Love requited and rejected
Chekhov wrote that his play contained a “tonne of love”, and it is certainly true that it is full of love and lovers. Unrequited passions are everywhere: Masha loves Konstantin who loves Nina who loves Trigorin who is also loved by Arkadina. Dorn was once the “leading player” in the romantic shenanigans which took place around the lake, and may have had affairs with both Arkadina and Polina.
Nina’s eventual rejection of Konstantin once and for all justifies his suicide, and is closely bound up with his sense of his success and failure as a writer.
Nature
The play is set by the lake, and considers as one of its key themes the ideas of nature and naturalness. Konstantin shoots a seagull which he lays at Nina’s feet, which Shamrayev later has stuffed at Trigorin’s request. Here, Chekhov seems to be suggesting that this movement from natural, live seagull to stuffed, dead ornament is in some way how writers capture life and turn it into stories. Trigorin, remember, can only convincingly write landscapes.
Chekhov's theme of nature is bound up with that of writing. The question of the lake, which remember, forms the setting of Konstantin's play, draws our attention to the question of what is 'natural'. Is Konstantin's writing as 'natural' as the lake? What does it mean to write - to hold the mirror up to nature? Or is symbolism more real than what is actually real?
Youth and age
The play contains several generations of characters, and its younger generation – Konstantin, Nina and Masha – seem to be implicitly compared with its older characters: Trigorin, Sorin, Arkadina, Polina and so on. Chekhov is interested in the way present leads to future, and how ambitions can eventually be achieved or defeated.
Konstantin, for example, eventually looks set to become a mediocre writer like Trigorin, and Nina becomes a mediocre actress rather like we suspect Arkadina might be. Sorin compares himself nostalgically to Konstantin. Dorn reflects on his old sexual adventures by the lake when he sees Masha and Konstantin.

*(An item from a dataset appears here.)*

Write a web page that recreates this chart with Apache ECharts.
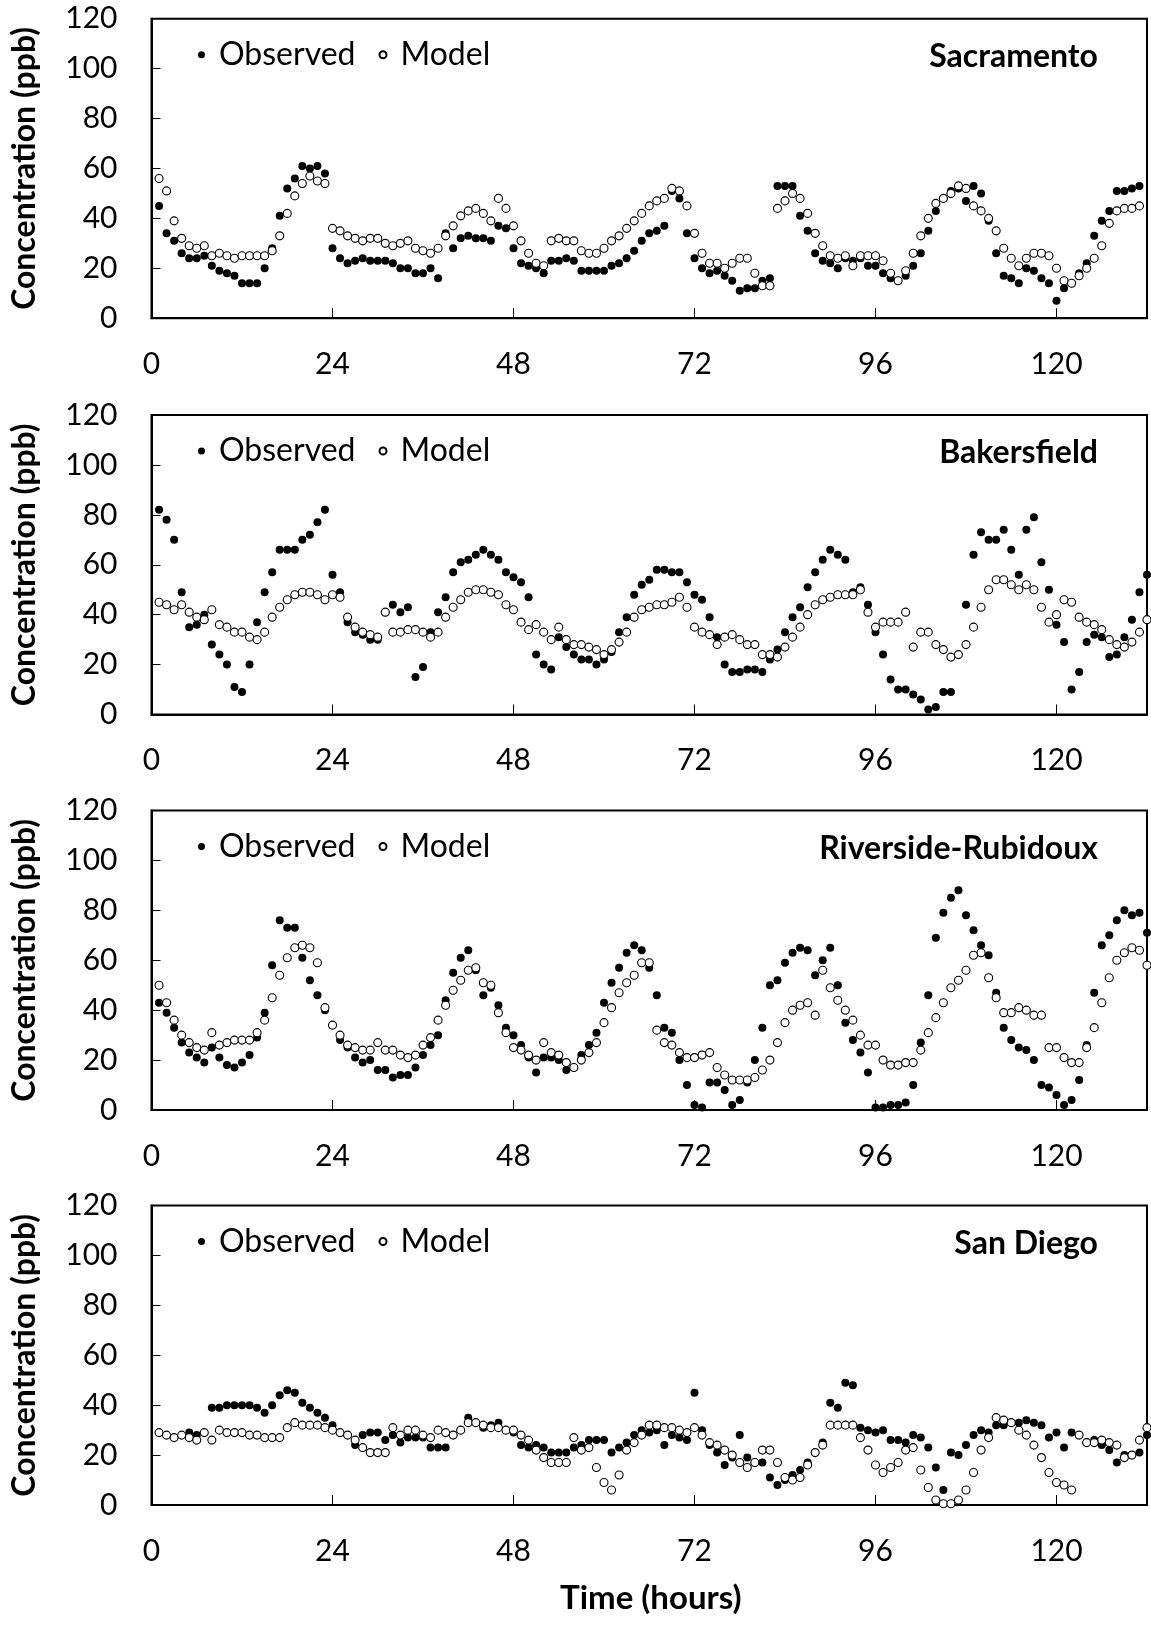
<!DOCTYPE html>
<html>
<head>
<meta charset="utf-8">
<script src="https://cdn.jsdelivr.net/npm/echarts@6/dist/echarts.min.js"></script>
<style>
html,body{margin:0;padding:0;background:#fff;}
#chart{width:1151px;height:1627px;}
</style>
</head>
<body>
<div id="chart"></div>
<script>
// Hour index (1..132)
const hours = Array.from({length: 132}, (_, i) => i + 1);
const xTicks = [0, 24, 48, 72, 96, 120];
const yTicks = [0, 20, 40, 60, 80, 100, 120];
const stations = ['Sacramento', 'Bakersfield', 'Riverside-Rubidoux', 'San Diego'];

const sacObs = [45,34,31,26,24,24,25,21,19,18,17,14,14,14,20,28,41,52,56,61,60,61,58,28,24,22,23,24,23,23,23,22,20,20,18,18,20,16,34,28,32,33,32,32,31,37,36,28,22,21,20,18,23,23,24,23,19,19,19,19,21,22,24,27,31,34,35,37,51,48,34,24,20,18,19,17,15,11,12,12,15,16,53,53,53,41,35,26,23,22,20,24,23,24,21,21,18,16,15,17,21,26,35,43,48,51,52,47,53,50,39,26,17,16,14,20,19,16,14,7,12,14,18,22,33,39,43,51,51,52,53,null];
const sacMod = [56,51,39,32,29,28,29,25,26,25,24,25,25,25,25,27,33,42,49,54,57,55,54,36,35,33,32,31,32,32,30,29,30,31,28,27,26,28,33,37,41,43,44,42,39,48,44,37,31,26,22,21,31,32,31,31,27,26,26,28,31,33,36,39,42,45,47,48,52,51,45,34,26,22,22,20,22,24,24,18,13,13,44,47,50,48,42,34,29,25,24,25,21,25,25,25,23,18,15,19,26,33,40,46,48,50,53,52,45,43,40,35,28,24,21,24,26,26,25,20,15,14,17,20,24,29,38,43,44,44,45,null];

const bakObs = [82,78,70,49,35,36,40,28,24,20,11,9,20,37,49,57,66,66,66,70,72,77,82,56,49,37,33,32,30,30,41,44,41,43,15,19,33,41,47,57,61,62,64,66,64,62,57,55,53,47,24,20,18,31,27,24,22,22,20,22,25,33,39,48,52,54,58,58,57,57,53,48,46,39,31,20,17,17,18,18,17,22,26,33,39,43,51,57,62,66,64,62,49,51,44,33,24,14,10,10,8,6,2,3,9,9,null,44,64,73,70,70,74,66,56,74,79,61,50,36,29,10,17,29,32,31,23,24,31,38,49,56];
const bakMod = [45,44,42,44,41,39,38,42,36,35,33,33,31,30,33,39,43,46,48,49,49,48,46,48,47,39,35,33,32,31,41,33,33,34,34,33,31,33,39,43,46,49,50,50,49,48,44,42,37,34,36,33,30,35,30,28,28,27,26,24,26,29,33,39,42,43,44,44,45,47,43,35,33,32,28,31,32,30,28,28,24,24,23,27,31,35,40,44,46,47,48,48,48,50,41,35,37,37,37,41,27,33,33,28,26,23,24,28,35,43,50,54,54,52,50,52,50,43,37,40,46,45,39,37,36,34,30,28,27,29,33,38];

const rivObs = [43,39,33,27,23,21,19,25,21,18,17,19,22,29,39,58,76,73,73,61,52,46,40,34,28,25,21,19,20,16,16,13,14,14,17,22,26,30,44,55,61,64,56,46,49,42,33,30,26,21,15,21,21,20,16,17,22,26,31,43,51,57,63,66,64,57,46,33,31,20,10,2,1,11,11,8,2,4,11,20,33,50,52,59,63,65,64,54,60,65,50,35,28,23,15,1,1,2,2,3,10,27,46,69,79,85,88,78,72,66,62,47,33,28,25,24,20,10,9,6,2,4,12,26,47,66,70,76,80,78,79,71];
const rivMod = [50,43,36,30,27,25,24,31,26,27,28,28,28,31,36,45,54,61,65,66,65,59,41,34,30,26,25,24,24,27,24,24,22,21,22,26,29,36,42,48,52,56,57,51,50,39,31,25,24,22,20,27,23,22,19,17,20,23,27,35,41,47,51,54,59,59,32,27,26,23,21,21,22,23,17,14,12,12,12,13,16,20,27,35,40,42,43,38,56,49,44,40,36,30,26,26,20,18,18,19,19,24,31,37,43,49,52,56,62,63,53,45,39,39,41,40,38,38,25,25,21,19,19,25,33,43,53,60,63,65,64,58];

const sdObs = [null,null,null,null,29,28,null,39,39,40,40,40,40,39,37,40,44,46,45,41,39,37,35,32,29,28,24,28,29,29,26,28,25,27,27,27,23,23,23,28,30,35,33,31,32,33,30,29,24,23,24,23,21,21,21,23,24,26,26,26,21,23,25,28,30,29,30,24,28,27,26,45,30,24,21,16,19,28,19,17,17,11,8,10,12,14,17,21,25,41,39,49,48,31,30,29,30,26,26,25,28,27,23,15,6,21,20,24,28,30,29,32,32,33,33,34,33,32,27,29,23,29,28,25,26,24,22,17,20,20,21,28];
const sdMod = [29,28,27,28,27,26,29,26,30,29,29,29,28,28,27,27,27,31,33,32,32,32,31,30,29,28,26,23,21,21,21,31,28,30,30,28,27,30,29,28,30,33,33,32,31,31,30,30,28,26,22,19,17,17,17,27,22,23,15,9,6,12,22,25,28,32,32,31,31,30,29,31,28,25,24,22,20,17,15,17,22,22,17,11,10,11,16,21,24,32,32,32,32,27,22,16,13,15,17,22,23,14,7,2,0.5,0.5,2,6,13,22,27,35,34,33,30,28,24,19,13,9,8,6,28,25,25,26,25,24,19,20,26,31];

const obsSets = [sacObs, bakObs, rivObs, sdObs];
const modSets = [sacMod, bakMod, rivMod, sdMod];

const FONT = 'Lato, "Open Sans", sans-serif';
const gridTops = [18.7, 415, 810.5, 1205.5];
const gridLeft = 151.5, gridWidth = 995.5, gridHeight = 299.5;

function pairs(vals) {
  const out = [];
  hours.forEach((h, i) => { if (vals[i] !== null && vals[i] !== undefined) out.push([h, vals[i]]); });
  return out;
}

const grid = [], xAxis = [], yAxis = [], series = [], legend = [], title = [];
stations.forEach((name, k) => {
  grid.push({left: gridLeft, top: gridTops[k], width: gridWidth, height: gridHeight,
    show: true, borderColor: '#000', borderWidth: 2, backgroundColor: 'transparent', containLabel: false});
  xAxis.push({type: 'value', gridIndex: k, min: 0, max: 132, interval: 24,
    axisLine: {show: true, onZero: false, lineStyle: {color: '#000', width: 2}},
    axisTick: {show: true, inside: true, length: 10, lineStyle: {color: '#000', width: 1}},
    axisLabel: {show: true, color: '#000', fontSize: 30, fontFamily: FONT, margin: 31, showMaxLabel: false,
      formatter: v => (xTicks.indexOf(v) >= 0 ? String(v) : '')},
    splitLine: {show: false}});
  yAxis.push({type: 'value', gridIndex: k, min: 0, max: 120, interval: 20,
    name: 'Concentration (ppb)', nameLocation: 'middle', nameGap: 111,
    nameTextStyle: {color: '#000', fontSize: 32, fontWeight: 'bold', fontFamily: FONT},
    axisLine: {show: true, lineStyle: {color: '#000', width: 2}},
    axisTick: {show: true, inside: true, length: 9, lineStyle: {color: '#000', width: 1}},
    axisLabel: {show: true, color: '#000', fontSize: 30, fontFamily: FONT, margin: 34,
      formatter: v => (yTicks.indexOf(v) >= 0 ? String(v) : '')},
    splitLine: {show: false}});
  series.push({type: 'scatter', name: 'Observed', xAxisIndex: k, yAxisIndex: k,
    data: pairs(obsSets[k]), symbol: 'circle', symbolSize: 8,
    itemStyle: {color: '#000', opacity: 1}, emphasis: {disabled: true}, z: 2});
  series.push({type: 'scatter', name: 'Model', xAxisIndex: k, yAxisIndex: k,
    data: pairs(modSets[k]), symbol: 'circle', symbolSize: 8,
    itemStyle: {color: '#fff', borderColor: '#000', borderWidth: 1.1, opacity: 1}, emphasis: {disabled: true}, z: 3});
  legend.push({data: [{name: 'Observed', icon: 'circle'}, {name: 'Model', icon: 'circle'}],
    left: 193, top: gridTops[k] + 15, itemWidth: 7, itemHeight: 7, itemGap: 23,
    selectedMode: false, orient: 'horizontal',
    textStyle: {color: '#000', fontSize: 32, fontFamily: FONT, padding: [0, 0, 0, 9]}});
  title.push({text: name, right: 48, top: gridTops[k] + 17,
    textStyle: {color: '#000', fontSize: 32, fontWeight: 'bold', fontFamily: FONT}});
});

const chart = echarts.init(document.getElementById('chart'), null, {renderer: 'canvas'});
chart.setOption({
  animation: false,
  backgroundColor: '#fff',
  title: title,
  legend: legend,
  grid: grid,
  xAxis: xAxis,
  yAxis: yAxis,
  series: series,
  graphic: [{type: 'text', left: 560, top: 1582,
    style: {text: 'Time (hours)', fill: '#000', font: 'bold 33px ' + FONT}}]
});
</script>
</body>
</html>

Central to this comparison is the way Chekhov structures his play -- leaving a two-year gap between the final and penultimate acts. This allows Konstantin to take a step towards becoming like Trigorin, a mediocre writer, and significantly, allows Masha to take a significant step towards becoming more like her mother: unhappily married, and unable to let go of her passion for Konstantin. Old ambitions and future aspirations intertwine in The Seagull and there is a pervasive worry about success or failure – in all sorts of ways and on all sorts of levels.
Success, failure and fame
Trigorin is supposedly a famous writer, but one painfully aware that he does not match Turgenev or Tolstoy. Arkadina is supposedly a famous and successful actress (Nina, at least, has heard of her) but she is still highly insecure, and threatened even by her own son’s longings to find new theatrical forms. The idea of his mediocrity - Trigorin hasn't, found his own voice as a writer he later admits - depresses Konstantin to the point of suicide. Almost everyone in The Seagull longs for success, though sometimes it is for fame from success rather than for any specific achievement. Significantly, nobody really achieves it -- beyond a rather superficial fame.
Fame and celebrity
One of the key themes in The Seagull is the importance, or lack of importance, of fame, and the extent to which it is deserved. Trigorin, for example, is a famous and well-thought of writer, though he himself is aware that he isn't talented enough to rival writers like Turgenev and Tolstoy. Arkadina is a well-known actress, but, despite her fame, Chekhov (and Konstantin) make it clear that she acts in mediocre old-fashioned plays.
The younger generation are rather obsessed by ideas of fame. Nina, in particular, is star-struck by being in the presence of two celebrities, Arkadina and Trigorin. Konstantin, too, dreams (as Sorin also does) of becoming a famous writer -- something, Chekhov implies, is altogether different from the ambition to be a good writer.